Seeing that "666"
only comes once a century, I felt an im
moral obligation to acknowledge it somehow. So last night I rolled downtown while blasting "Sympathy for the Devil," "Running With the Devil" and "Yummy Yummy Yummy" (compliments of KISN) to see what sort of people roam the streets on a hell
Ok, that should be a sufficient amount of lame wordplay.
So how do the citizens of Portland celebrate 666? From what I could tell, the same way they celebrate any other Tuesday- by sitting at home and watching TV. 2nd Avenue was pretty dead but that's not to say I didn't encounter any displays of satanic tomfoolery. Here's a rundown of various incidents with an accompanying "level of evil" meter:
The sign out front said "666! The end is coming!" Since the world didn't end yesterday, maybe it was referring to the ancient, rust spotted Pinto sitting in front of West Burnside's infreno-themed nightclub. I wouldn't bet on that thing to survive another year on Oregon's roads. A guy in a blue jacket covered with stars was standing out front. Other than that, it looked like business as usual down there. Level of evil:
Undetermined. I didn't actually go inside
but if the gin and tonics at Dante's are still as expensive as my last visit, I give the club's 666 celebration an 8 out of 10 plastic pitchforks. [What's with the line? See the correction above this post.]

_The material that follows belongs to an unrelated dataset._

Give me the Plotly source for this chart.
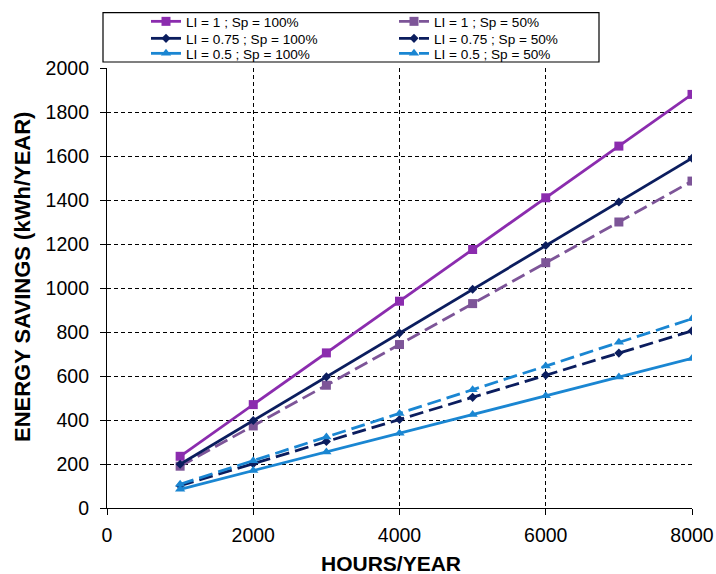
import plotly.graph_objects as go

hours = [1000, 2000, 3000, 4000, 5000, 6000, 7000, 8000]

li1_sp100 = [235, 470, 705, 940, 1175, 1410, 1645, 1880]
li1_sp50 = [190, 373, 558, 743, 929, 1115, 1300, 1486]
li075_sp100 = [199, 398, 596, 795, 994, 1193, 1391, 1590]
li075_sp50 = [101, 201, 302, 402, 503, 604, 704, 805]
li05_sp100 = [85, 170, 255, 340, 425, 510, 595, 680]
li05_sp50 = [108, 215, 323, 430, 538, 645, 753, 860]

names = ["LI = 1 ; Sp = 100%", "LI = 1 ; Sp = 50%",
         "LI = 0.75 ; Sp = 100%", "LI = 0.75 ; Sp = 50%",
         "LI = 0.5 ; Sp = 100%", "LI = 0.5 ; Sp = 50%"]

x_ticks = [0, 2000, 4000, 6000, 8000]
y_ticks = list(range(0, 2001, 200))

PURPLE = "#8b2cae"
PURPLE2 = "#7d5598"
NAVY = "#0b1d5e"
BLUE = "#1a86d2"

series = [
    (li1_sp100, PURPLE, "solid", "square", 9, "legend"),
    (li1_sp50, PURPLE2, "14px,6px", "square", 9, "legend"),
    (li075_sp100, NAVY, "solid", "diamond", 7, "legend2"),
    (li075_sp50, NAVY, "14px,6px", "diamond", 7, "legend2"),
    (li05_sp100, BLUE, "solid", "triangle-up", 9, "legend3"),
    (li05_sp50, BLUE, "14px,6px", "triangle-up", 9, "legend3"),
]

fig = go.Figure()
for name, (vals, color, dash, sym, size, leg) in zip(names, series):
    fig.add_trace(go.Scatter(
        x=hours, y=vals, name=name, mode="lines+markers",
        line=dict(color=color, width=2.8, dash=dash),
        marker=dict(symbol=sym, size=size, color=color),
        legend=leg,
    ))

FONT = "Liberation Sans, Arial, sans-serif"
L, R, T, B = 107, 24, 68, 66
W, H = 716, 574
pw = W - L - R
ph = H - T - B

def px_x(p):
    return (p - L) / pw

def px_y(p):
    return (H - B - p) / ph

def legend_row(top_px):
    return dict(
        orientation="h", xref="container", yref="container",
        x=146 / W, y=1 - top_px / H, xanchor="left", yanchor="top",
        entrywidth=203, entrywidthmode="pixels",
        font=dict(family=FONT, size=13.6, color="black"),
        bgcolor="rgba(0,0,0,0)", borderwidth=0, traceorder="normal",
    )

fig.update_layout(
    width=W, height=H,
    margin=dict(l=L, r=R, t=T, b=B, autoexpand=False),
    paper_bgcolor="white", plot_bgcolor="white",
    font=dict(family=FONT, color="black"),
    showlegend=True,
    legend=legend_row(6),
    legend2=legend_row(23),
    legend3=legend_row(38),
    xaxis=dict(
        range=[0, 8000], tickvals=x_ticks, ticktext=[str(v) for v in x_ticks],
        showgrid=True, gridcolor="black", gridwidth=1, griddash="4px,3px",
        showline=True, linecolor="black", linewidth=1.2,
        ticks="outside", ticklen=6, tickcolor="black", automargin=False,
        ticklabelstandoff=3,
        tickfont=dict(family=FONT, size=19.5), zeroline=False,
    ),
    yaxis=dict(
        range=[0, 2000], tickvals=y_ticks, ticktext=[str(v) for v in y_ticks],
        showgrid=True, gridcolor="black", gridwidth=1, griddash="4px,3px",
        showline=True, linecolor="black", linewidth=1.2,
        ticks="outside", ticklen=6, tickcolor="black", automargin=False,
        ticklabelstandoff=7,
        tickfont=dict(family=FONT, size=19.5), zeroline=False,
    ),
    shapes=[dict(
        type="rect", xref="paper", yref="paper",
        x0=px_x(103), x1=px_x(599), y0=px_y(62), y1=px_y(12.7),
        line=dict(color="black", width=1.2), fillcolor="rgba(0,0,0,0)", layer="above",
    )],
    annotations=[
        dict(text="<b>HOURS/YEAR</b>", xref="paper", yref="paper",
             x=px_x(391), y=px_y(563), xanchor="center", yanchor="middle",
             showarrow=False, font=dict(family=FONT, size=21, color="black")),
        dict(text="<b>ENERGY SAVINGS (kWh/YEAR)</b>", xref="paper", yref="paper",
             x=px_x(22), y=px_y(277), xanchor="center", yanchor="middle",
             textangle=-90, showarrow=False,
             font=dict(family=FONT, size=22, color="black")),
    ],
)

fig.write_html("out.html", config={"displayModeBar": False},
               post_script="document.body.style.margin='0';")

GROUND KONTROL: The folks at Chinatown's vintage arcade celebrated 666 with horror movies and live music. Zombie was screening when I first got there. So far, so.... good (?). But as I plopped on stool in front of Mrs. Pac Man, a local band jumped on stage and began what would become the Worst Live Show I Have Ever Witnessed. They had their amps set to 11 and spent the first 15 minutes of their set alternating between tuning their guitars and rushing through minute-long, one chord blitzkriegs. They were even worse than a band I saw open for Modest Mouse a few years ago that spent an hour banging on cookie sheets while screaming "YOU'RE ON MY LIST!" Because of last night's act, I failed to get Ms. Pac Man past the fourth maze. My attempts to patrol the moon in Moon Patrol were equally futile. Getting past Ryu with Blanka in Street Fighter 2? Not even an option. Thanks, jerks. Sure, you've got the 666 spirit but how about some guitar lessons?
Level of evil: Zombie and Ground Kontrol in general? 0 out of 10 talking Krusty the Clown dolls set to "evil." What can I say, I consider the place heaven on earth. But the unnamed band's set? 9 copies of Slayer's Reign in Blood out of 10. Almost pure evil.

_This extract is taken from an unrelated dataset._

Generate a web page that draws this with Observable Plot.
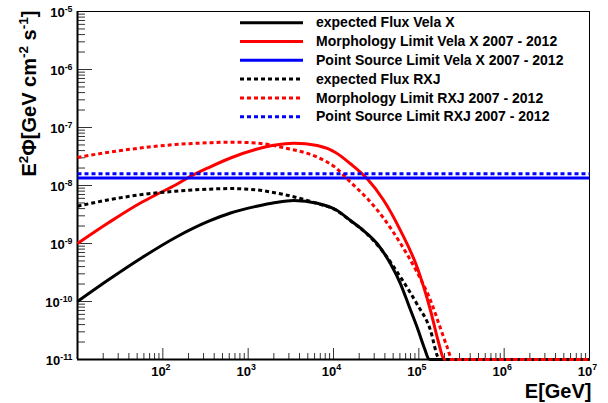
<!DOCTYPE html>
<html>
<head>
<meta charset="utf-8">
<script src="https://cdn.jsdelivr.net/npm/d3@7"></script>
<script src="https://cdn.jsdelivr.net/npm/@observablehq/plot@0.6"></script>
<style>
  html, body { margin: 0; padding: 0; background: #ffffff; }
  #chart svg { display: block; }
</style>
</head>
<body>
<div id="chart"></div>
<script>
// Spectral energy distributions: [E (GeV), E^2 Phi (GeV cm^-2 s^-1)]
const velaFlux = [
  [10, 1.0e-10], [23.3, 2.39e-10], [57.3, 5.74e-10], [140.8, 1.27e-9],
  [345.7, 2.42e-9], [621, 3.36e-9], [1219, 4.34e-9], [2091, 5.09e-9],
  [3427, 5.51e-9], [6446, 4.95e-9], [10560, 3.86e-9], [15826, 2.49e-9],
  [22470, 1.67e-9], [32540, 9.88e-10], [46570, 4.47e-10], [61000, 2.02e-10],
  [76300, 8.53e-11], [95720, 3.56e-11], [116600, 1.55e-11], [130900, 1.02e-11],
  [137100, 1e-11], [1e7, 1e-11]
];
const velaMorph = [
  [10, 1.0e-9], [23.3, 2.30e-9], [57.3, 5.19e-9], [86.6, 7.13e-9],
  [140.8, 1.02e-8], [194.6, 1.346e-8], [345.7, 2.04e-8], [621, 2.98e-8],
  [1219, 4.17e-8], [2091, 4.99e-8], [3427, 5.36e-8], [6446, 4.89e-8],
  [10560, 3.71e-8], [15826, 2.37e-8], [24840, 1.305e-8], [38870, 5.51e-9],
  [61000, 1.67e-9], [95720, 3.86e-10], [137100, 7.0e-11], [171500, 1.89e-11],
  [196300, 1.02e-11], [205000, 1e-11], [1e7, 1e-11]
];
const velaPoint = [[10, 1.345e-8], [1e7, 1.345e-8]];
const rxjFlux = [
  [10, 4.4e-9], [23.3, 5.67e-9], [57.3, 6.99e-9], [140.8, 7.97e-9],
  [345.7, 8.65e-9], [621, 8.85e-9], [1219, 8.43e-9], [2617, 6.99e-9],
  [6446, 4.9e-9], [10560, 3.8e-9], [15826, 2.46e-9], [24840, 1.45e-9],
  [38870, 6.9e-10], [61000, 2.62e-10], [95720, 8.88e-11], [137100, 3.16e-11],
  [165500, 1.13e-11], [172400, 1e-11], [1e7, 1e-11]
];
const rxjMorph = [
  [10, 3.04e-8], [23.3, 3.75e-8], [57.3, 4.47e-8], [140.8, 5.09e-8],
  [345.7, 5.45e-8], [621, 5.58e-8], [1219, 5.41e-8], [2617, 4.47e-8],
  [6446, 3.08e-8], [10560, 2.04e-8], [15826, 1.14e-8], [24840, 5.97e-9],
  [38870, 2.70e-9], [61000, 1.0e-9], [95720, 3.16e-10], [137100, 1.04e-10],
  [179600, 3.42e-11], [215100, 1.63e-11], [246200, 1e-11], [1e7, 1e-11]
];
const rxjPoint = [[10, 1.595e-8], [1e7, 1.595e-8]];

// Legend entries, in drawing order
const legendLabels = [
  "expected Flux Vela X",
  "Morphology Limit Vela X 2007 - 2012",
  "Point Source Limit Vela X 2007 - 2012",
  "expected Flux RXJ",
  "Morphology Limit RXJ 2007 - 2012",
  "Point Source Limit RXJ 2007 - 2012"
];
const legendColors = ["#000000", "#ff0000", "#0000ff", "#000000", "#ff0000", "#0000ff"];
const legendDotted = [false, false, false, true, true, true];
const seriesData = [velaFlux, velaMorph, velaPoint, rxjFlux, rxjMorph, rxjPoint];

// Axis decades
const xDecades = [1e1, 1e2, 1e3, 1e4, 1e5, 1e6];
const xLabelTicks = [1e2, 1e3, 1e4, 1e5, 1e6, 1e7];
const yDecades = [1e-11, 1e-10, 1e-9, 1e-8, 1e-7, 1e-6, 1e-5];

const xTitle = "E[GeV]";
const yTitle = "E^{2}\u03A6[GeV cm^{-2} s^{-1}]";

const W = 608, H = 403;
const M = {top: 11, right: 19, bottom: 44, left: 77};
const frameW = W - M.left - M.right;
const frameH = H - M.top - M.bottom;
const FONT = "'Liberation Sans', Arial, Helvetica, sans-serif";
const DASH = "4,3";
const tickColor = "#333";

const xMinor = xDecades.flatMap(d => [2, 3, 4, 5, 6, 7, 8, 9].map(k => k * d));
const yMinor = yDecades.slice(0, -1).flatMap(d => [2, 3, 4, 5, 6, 7, 8, 9].map(k => k * d));
const xMajorInner = xLabelTicks.slice(0, -1);
const expLabel = d => `10^{${Math.round(Math.log10(d))}}`;

const seriesMarks = seriesData.map((data, i) => Plot.line(data, {
  x: d => d[0],
  y: d => d[1],
  stroke: legendColors[i],
  strokeWidth: 3,
  strokeDasharray: legendDotted[i] ? DASH : null,
  strokeLinecap: "butt",
  curve: "monotone-x"
}));

// Legend drawn as a render-function mark
function legendMark(index, scales, values, dims) {
  const g = d3.create("svg:g")
    .attr("font-family", FONT)
    .attr("font-weight", "bold")
    .attr("font-size", 14)
    .attr("text-anchor", "start");
  const x0 = 240, x1 = 303, xt = 316, y0 = 22.7, step = 18.8;
  legendLabels.forEach((label, i) => {
    const y = y0 + i * step;
    g.append("line")
      .attr("x1", x0).attr("x2", x1).attr("y1", y).attr("y2", y)
      .attr("stroke", legendColors[i]).attr("stroke-width", 3)
      .attr("stroke-dasharray", legendDotted[i] ? DASH : null);
    g.append("text")
      .attr("x", xt).attr("y", y).attr("dy", "0.34em")
      .attr("text-anchor", "start")
      .attr("fill", "#000").text(label);
  });
  return g.node();
}

const chart = Plot.plot({
  width: W,
  height: H,
  marginTop: M.top,
  marginRight: M.right,
  marginBottom: M.bottom,
  marginLeft: M.left,
  style: {background: "#ffffff", fontFamily: FONT, color: "#000"},
  x: {type: "log", domain: [10, 1e7], axis: null},
  y: {type: "log", domain: [1e-11, 1e-5], axis: null},
  marks: [
    // inward ticks
    Plot.ruleY(yMinor, {stroke: tickColor, insetRight: frameW - 8}),
    Plot.ruleY(yDecades, {stroke: tickColor, insetRight: frameW - 15}),
    Plot.ruleX(xMinor.filter(v => v > 10), {stroke: tickColor, insetTop: frameH - 6}),
    Plot.ruleX(xMajorInner, {stroke: tickColor, insetTop: frameH - 11}),
    Plot.frame({stroke: "#000", strokeWidth: 1}),
    Plot.ruleX([10], {stroke: "#000", strokeWidth: 2}),
    Plot.ruleY([1e-11], {stroke: "#000", strokeWidth: 2}),
    ...seriesMarks,
    // tick labels
    Plot.text(yDecades, {
      y: d => d, text: expLabel, frameAnchor: "left", textAnchor: "end",
      dx: -5, dy: 1.5, fontSize: 13, fontWeight: "bold", fill: "#000"
    }),
    Plot.text(xLabelTicks, {
      x: d => d, text: expLabel, frameAnchor: "bottom", lineAnchor: "bottom",
      dx: -2, dy: 16, fontSize: 13, fontWeight: "bold", fill: "#000"
    }),
    // axis titles
    Plot.text([xTitle], {
      text: d => d, frameAnchor: "bottom-right", textAnchor: "end", lineAnchor: "bottom",
      dx: 2, dy: 38, fontSize: 20, fontWeight: "bold", fill: "#000"
    }),
    Plot.text([yTitle], {
      text: d => d, frameAnchor: "top-left", textAnchor: "end", lineAnchor: "bottom",
      rotate: -90, dx: -42, dy: -1, fontSize: 20, fontWeight: "bold", fill: "#000"
    }),
    legendMark
  ]
});

document.getElementById("chart").appendChild(chart);

// Turn "a^{b}" markup into superscript tspans
const NS = "http://www.w3.org/2000/svg";
d3.select(chart).selectAll("text").each(function () {
  const s = this.textContent;
  if (!s.includes("^{")) return;
  const fs = parseFloat(getComputedStyle(this).fontSize) || 13;
  const supSize = fs * 0.68;
  const raise = fs * 0.4;
  this.textContent = "";
  const re = /\^\{([^}]*)\}/g;
  let last = 0, m, up = false;
  const add = (str, sup) => {
    if (!str) return;
    const t = document.createElementNS(NS, "tspan");
    t.textContent = str;
    if (sup) {
      t.setAttribute("font-size", supSize);
      t.setAttribute("dy", -raise);
      up = true;
    } else if (up) {
      t.setAttribute("dy", raise);
      up = false;
    }
    this.appendChild(t);
  };
  while ((m = re.exec(s))) {
    add(s.slice(last, m.index), false);
    add(m[1], true);
    last = re.lastIndex;
  }
  add(s.slice(last), false);
});
</script>
</body>
</html>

POWELL'S BOOKSTORE: Out front I spotted a guy standing out front reading a copy of the Portland Mercury. He was dressed in a red suit, was sporting a cliched devil goatee and had his hair gelled up and dyed red to look like a fireball.
Level of evil: 2 out of 10 satanic puppies piddling on million dollar rugs. He was trying a bit too hard, no? Now if he had been reading a copy of Lady's Home Journal, that would be another story.
THE TACO BELL ON BURNSIDE: I wound up in line at the drive-thru behind a Jeep Cherokee with a pentagram bumpersticker. The jeep's custom plates? They read: "WYTCH." The witch/wytch behind the wheel spent a full five minutes ordering twenty dollars worth of gorditas and got into an argument with the clerk working the register.
Level of evil: 5 out of 10 "Pit of Ultimate Darkness" sketches. This one would have ranked higher but this sort of thing is par for the course at this particular Taco Bell. Since "Pyscho Safeway" and "Psycho Burger King" have faded into the pages of Portland's book of yore lore, I think it's time this fast food franchise realized its destiny and offically become "Psycho Taco Bell."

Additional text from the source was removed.